:: WHAT YOU ARE ASKED TO DO ::
Only the pictures are omitted; repeat all other data exactly.

:: RAW DATA ::

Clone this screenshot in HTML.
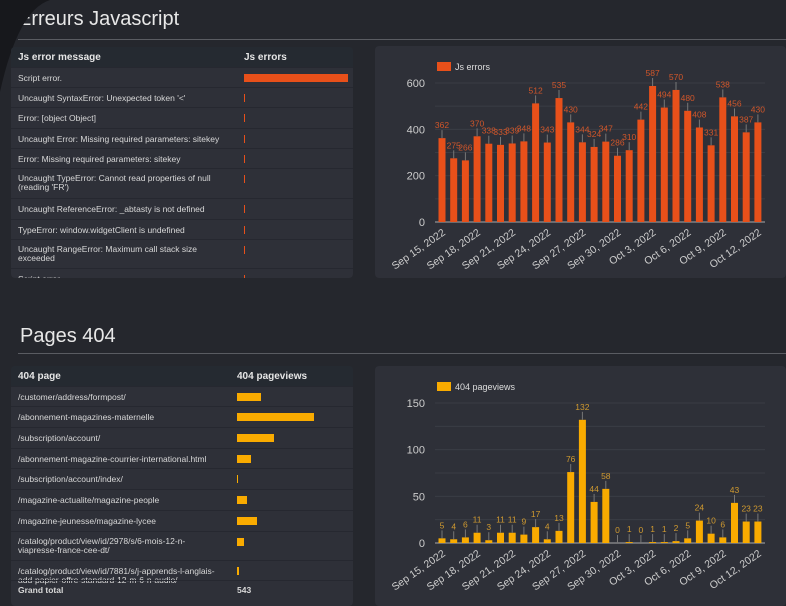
<!DOCTYPE html>
<html><head><meta charset="utf-8"><style>
body{margin:0;width:786px;height:594px;overflow:hidden;background:#25272d;font-family:"Liberation Sans",sans-serif;color:#ddd;position:relative}
.title{position:absolute;font-size:20px;color:#e8e8e8}
.rule{position:absolute;height:1px;background:#5a5c62;right:0}
.panel{position:absolute;background:#2e3038;border-radius:4px;overflow:hidden}
.tbl .hd{position:absolute;left:0;right:0;background:#252a31;font-weight:bold;font-size:10px;color:#e6e6e6}
.row{position:absolute;left:0;right:0;border-top:1px solid #262830;font-size:8.5px;color:#d8d8d8;line-height:9px}
.row span{position:absolute;left:7px}
.bar{position:absolute;height:8px}
svg text{font-family:"Liberation Sans",sans-serif}
</style></head><body>
<div class="title" style="left:18px;top:8px">Erreurs Javascript</div>
<div class="rule" style="left:18px;top:39px"></div>
<svg style="position:absolute;left:0;top:0" width="60" height="100"><path d="M0 0 H50 Q18 10 0 92 Z" fill="#17181c"/></svg>

<div class="panel tbl" style="left:11px;top:47px;width:342px;height:231px" id="t1"></div>
<div class="panel" style="left:375px;top:46px;width:411px;height:232px"><svg id="c1" width="411" height="232"></svg></div>

<div class="title" style="left:20px;top:325px">Pages 404</div>
<div class="rule" style="left:18px;top:353px"></div>
<div class="panel tbl" style="left:11px;top:366px;width:342px;height:240px" id="t2"></div>
<div class="panel" style="left:375px;top:366px;width:411px;height:240px"><svg id="c2" width="411" height="240"></svg></div>

<script>
const dates=["Sep 15, 2022","Sep 16","Sep 17","Sep 18, 2022","Sep 19","Sep 20","Sep 21, 2022","Sep 22","Sep 23","Sep 24, 2022","Sep 25","Sep 26","Sep 27, 2022","Sep 28","Sep 29","Sep 30, 2022","Oct 1","Oct 2","Oct 3, 2022","Oct 4","Oct 5","Oct 6, 2022","Oct 7","Oct 8","Oct 9, 2022","Oct 10","Oct 11","Oct 12, 2022"];
const jsErrors=[362,275,266,370,338,333,339,348,512,343,535,430,344,324,347,286,310,442,587,494,570,480,408,331,538,456,387,430];
const pageviews404=[5,4,6,11,3,11,11,9,17,4,13,76,132,44,58,0,1,0,1,1,2,5,24,10,6,43,23,23];
const jsTicks=[0,200,400,600];
const pvTicks=[0,50,100,150];
const jsMsgs=["Script error.","Uncaught SyntaxError: Unexpected token '<'","Error: [object Object]","Uncaught Error: Missing required parameters: sitekey","Error: Missing required parameters: sitekey","Uncaught TypeError: Cannot read properties of null (reading 'FR')","Uncaught ReferenceError: _abtasty is not defined","TypeError: window.widgetClient is undefined","Uncaught RangeError: Maximum call stack size exceeded","Script error."];
const jsCounts=[1000,8,8,8,8,8,8,8,8,8];
const pages=["/customer/address/formpost/","/abonnement-magazines-maternelle","/subscription/account/","/abonnement-magazine-courrier-international.html","/subscription/account/index/","/magazine-actualite/magazine-people","/magazine-jeunesse/magazine-lycee","/catalog/product/view/id/2978/s/6-mois-12-n-viapresse-france-cee-dt/","/catalog/product/view/id/7881/s/j-apprends-l-anglais-add-papier-offre-standard-12-m-6-n-audio/"];
const pageCounts=[24,77,37,14,1,10,20,7,2];

function table(id,h1,h2,labels,vals,heights,barX,barMax,color,total){
  const t=document.getElementById(id);
  const hd=document.createElement('div');hd.className='hd';hd.style.top='0';hd.style.height='20px';
  
  
  hd.innerHTML='<span style="position:absolute;left:7px;top:5px">'+h1+'</span><span style="position:absolute;left:'+barX+'px;top:5px">'+h2+'</span>';
  t.appendChild(hd);
  const mx=Math.max(...vals);let y=20;
  labels.forEach((l,i)=>{
    const r=document.createElement('div');r.className='row';
    
    
    r.style.top=y+'px';r.style.height=heights[i]+'px';
    const two=heights[i]>24;
    r.innerHTML='<span style="top:'+(two?5:6)+'px;width:'+(barX-20)+'px">'+l+'</span>';
    const b=document.createElement('div');b.className='bar';
    
    
    b.style.left=barX+'px';b.style.top='6px';b.style.background=color;
    b.style.width=Math.max(1,vals[i]/mx*barMax)+'px';
    r.appendChild(b);t.appendChild(r);y+=heights[i];
  });
  if(total){const r=document.createElement('div');r.className='row';r.style.top=y+'px';r.style.height='18px';r.style.fontWeight='bold';
    
    
    r.innerHTML='<span style="top:5px">Grand total</span><span style="left:'+barX+'px;top:5px">'+total+'</span>';t.appendChild(r);}
}
table('t1','Js error message','Js errors',jsMsgs,jsCounts,[20,20,21,20,20,30,21,20,29,20],233,104,'#e8501a',null);
table('t2','404 page','404 pageviews',pages,pageCounts,[20,21,21,20,21,21,21,29,20],226,77,'#f9ab00','543');

function chart(id,vals,ticks,color,labColor,legend,y0,ytop,minorStep){
  const s=document.getElementById(id),NS='http://www.w3.org/2000/svg';
  const maxV=ticks[ticks.length-1];
  const yS=v=>y0-(v/maxV)*(y0-ytop);
  const x0=67,step=11.7,xS=i=>x0+i*step,bw=7;
  function el(tag,a,txt){const e=document.createElementNS(NS,tag);for(const k in a)e.setAttribute(k,a[k]);if(txt!=null)e.textContent=txt;s.appendChild(e);return e;}
  for(let v=0;v<=maxV;v+=minorStep){const g=el('line',{x1:60,x2:390,y1:yS(v),y2:yS(v),stroke:'#3a3d45','stroke-width':1});
    
    }
  ticks.forEach(t=>{const e=el('text',{x:50,y:yS(t)+4,'text-anchor':'end','font-size':11,fill:'#ccc'},t);
    
    });
  el('line',{x1:60,x2:390,y1:y0,y2:y0,stroke:'#aaa','stroke-width':1});
  vals.forEach((v,i)=>{
    const r=el('rect',{x:xS(i)-bw/2,y:yS(v),width:bw,height:y0-yS(v),fill:color});
    
    
    el('line',{x1:xS(i),x2:xS(i),y1:yS(v),y2:yS(v)-8,stroke:'#777','stroke-width':1});
    const l=el('text',{x:xS(i),y:yS(v)-10,'text-anchor':'middle','font-size':8.5,fill:labColor},v);
    
    
    if(i%3===0){const x=xS(i);const t=el('text',{x:x+4,y:y0+12,'text-anchor':'end','font-size':10.5,fill:'#ccc',transform:'rotate(-35 '+(x+4)+' '+(y0+12)+')'},dates[i]);
      
      }
  });
  const lg=el('rect',{x:62,y:16,width:14,height:9,fill:color});
  
  
  const lt=el('text',{x:80,y:24,'font-size':9,fill:'#ddd'},legend);
  
  
}
chart('c1',jsErrors,jsTicks,'#e8501a','#d0562a','Js errors',176,37,100);
chart('c2',pageviews404,pvTicks,'#f9ab00','#d09a30','404 pageviews',177,37,25);
</script>
</body></html>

:: RESPONSE TO THE EXERCISE ::
Clone this screenshot in HTML.
<!DOCTYPE html>
<html><head><meta charset="utf-8"><style>
body{margin:0;width:786px;height:594px;overflow:hidden;background:#25272d;font-family:"Liberation Sans",sans-serif;color:#ddd;position:relative}
.title{position:absolute;font-size:20px;color:#e8e8e8}
.rule{position:absolute;height:1px;background:#5a5c62;right:0}
.panel{position:absolute;background:#2e3038;border-radius:4px;overflow:hidden}
.tbl .hd{position:absolute;left:0;right:0;background:#252a31;font-weight:bold;font-size:10px;color:#e6e6e6}
.row{position:absolute;left:0;right:0;border-top:1px solid #262830;font-size:8.5px;color:#d8d8d8;line-height:9px}
.row span{position:absolute;left:7px}
.bar{position:absolute;height:8px}
svg text{font-family:"Liberation Sans",sans-serif}
</style></head><body>
<div class="title" style="left:18px;top:8px">Erreurs Javascript</div>
<div class="rule" style="left:18px;top:39px"></div>
<svg style="position:absolute;left:0;top:0" width="60" height="100"><path d="M0 0 H50 Q18 10 0 92 Z" fill="#17181c"/></svg>

<div class="panel tbl" style="left:11px;top:47px;width:342px;height:231px" id="t1"></div>
<div class="panel" style="left:375px;top:46px;width:411px;height:232px"><svg id="c1" width="411" height="232"></svg></div>

<div class="title" style="left:20px;top:325px">Pages 404</div>
<div class="rule" style="left:18px;top:353px"></div>
<div class="panel tbl" style="left:11px;top:366px;width:342px;height:240px" id="t2"></div>
<div class="panel" style="left:375px;top:366px;width:411px;height:240px"><svg id="c2" width="411" height="240"></svg></div>

<script>
const dates=["Sep 15, 2022","Sep 16","Sep 17","Sep 18, 2022","Sep 19","Sep 20","Sep 21, 2022","Sep 22","Sep 23","Sep 24, 2022","Sep 25","Sep 26","Sep 27, 2022","Sep 28","Sep 29","Sep 30, 2022","Oct 1","Oct 2","Oct 3, 2022","Oct 4","Oct 5","Oct 6, 2022","Oct 7","Oct 8","Oct 9, 2022","Oct 10","Oct 11","Oct 12, 2022"];
const jsErrors=[362,275,266,370,338,333,339,348,512,343,535,430,344,324,347,286,310,442,587,494,570,480,408,331,538,456,387,430];
const pageviews404=[5,4,6,11,3,11,11,9,17,4,13,76,132,44,58,0,1,0,1,1,2,5,24,10,6,43,23,23];
const jsTicks=[0,200,400,600];
const pvTicks=[0,50,100,150];
const jsMsgs=["Script error.","Uncaught SyntaxError: Unexpected token '<'","Error: [object Object]","Uncaught Error: Missing required parameters: sitekey","Error: Missing required parameters: sitekey","Uncaught TypeError: Cannot read properties of null (reading 'FR')","Uncaught ReferenceError: _abtasty is not defined","TypeError: window.widgetClient is undefined","Uncaught RangeError: Maximum call stack size exceeded","Script error."];
const jsCounts=[1000,8,8,8,8,8,8,8,8,8];
const pages=["/customer/address/formpost/","/abonnement-magazines-maternelle","/subscription/account/","/abonnement-magazine-courrier-international.html","/subscription/account/index/","/magazine-actualite/magazine-people","/magazine-jeunesse/magazine-lycee","/catalog/product/view/id/2978/s/6-mois-12-n-viapresse-france-cee-dt/","/catalog/product/view/id/7881/s/j-apprends-l-anglais-add-papier-offre-standard-12-m-6-n-audio/"];
const pageCounts=[24,77,37,14,1,10,20,7,2];

function table(id,h1,h2,labels,vals,heights,barX,barMax,color,total){
  const t=document.getElementById(id);
  const hd=document.createElement('div');hd.className='hd';hd.style.top='0';hd.style.height='20px';
  
  
  hd.innerHTML='<span style="position:absolute;left:7px;top:5px">'+h1+'</span><span style="position:absolute;left:'+barX+'px;top:5px">'+h2+'</span>';
  t.appendChild(hd);
  const mx=Math.max(...vals);let y=20;
  labels.forEach((l,i)=>{
    const r=document.createElement('div');r.className='row';
    
    
    r.style.top=y+'px';r.style.height=heights[i]+'px';
    const two=heights[i]>24;
    r.innerHTML='<span style="top:'+(two?5:6)+'px;width:'+(barX-20)+'px">'+l+'</span>';
    const b=document.createElement('div');b.className='bar';
    
    
    b.style.left=barX+'px';b.style.top='6px';b.style.background=color;
    b.style.width=Math.max(1,vals[i]/mx*barMax)+'px';
    r.appendChild(b);t.appendChild(r);y+=heights[i];
  });
  if(total){const r=document.createElement('div');r.className='row';r.style.top=y+'px';r.style.height='18px';r.style.fontWeight='bold';
    
    
    r.innerHTML='<span style="top:5px">Grand total</span><span style="left:'+barX+'px;top:5px">'+total+'</span>';t.appendChild(r);}
}
table('t1','Js error message','Js errors',jsMsgs,jsCounts,[20,20,21,20,20,30,21,20,29,20],233,104,'#e8501a',null);
table('t2','404 page','404 pageviews',pages,pageCounts,[20,21,21,20,21,21,21,29,20],226,77,'#f9ab00','543');

function chart(id,vals,ticks,color,labColor,legend,y0,ytop,minorStep){
  const s=document.getElementById(id),NS='http://www.w3.org/2000/svg';
  const maxV=ticks[ticks.length-1];
  const yS=v=>y0-(v/maxV)*(y0-ytop);
  const x0=67,step=11.7,xS=i=>x0+i*step,bw=7;
  function el(tag,a,txt){const e=document.createElementNS(NS,tag);for(const k in a)e.setAttribute(k,a[k]);if(txt!=null)e.textContent=txt;s.appendChild(e);return e;}
  for(let v=0;v<=maxV;v+=minorStep){const g=el('line',{x1:60,x2:390,y1:yS(v),y2:yS(v),stroke:'#3a3d45','stroke-width':1});
    
    }
  ticks.forEach(t=>{const e=el('text',{x:50,y:yS(t)+4,'text-anchor':'end','font-size':11,fill:'#ccc'},t);
    
    });
  el('line',{x1:60,x2:390,y1:y0,y2:y0,stroke:'#aaa','stroke-width':1});
  vals.forEach((v,i)=>{
    const r=el('rect',{x:xS(i)-bw/2,y:yS(v),width:bw,height:y0-yS(v),fill:color});
    
    
    el('line',{x1:xS(i),x2:xS(i),y1:yS(v),y2:yS(v)-8,stroke:'#777','stroke-width':1});
    const l=el('text',{x:xS(i),y:yS(v)-10,'text-anchor':'middle','font-size':8.5,fill:labColor},v);
    
    
    if(i%3===0){const x=xS(i);const t=el('text',{x:x+4,y:y0+12,'text-anchor':'end','font-size':10.5,fill:'#ccc',transform:'rotate(-35 '+(x+4)+' '+(y0+12)+')'},dates[i]);
      
      }
  });
  const lg=el('rect',{x:62,y:16,width:14,height:9,fill:color});
  
  
  const lt=el('text',{x:80,y:24,'font-size':9,fill:'#ddd'},legend);
  
  
}
chart('c1',jsErrors,jsTicks,'#e8501a','#d0562a','Js errors',176,37,100);
chart('c2',pageviews404,pvTicks,'#f9ab00','#d09a30','404 pageviews',177,37,25);
</script>
</body></html>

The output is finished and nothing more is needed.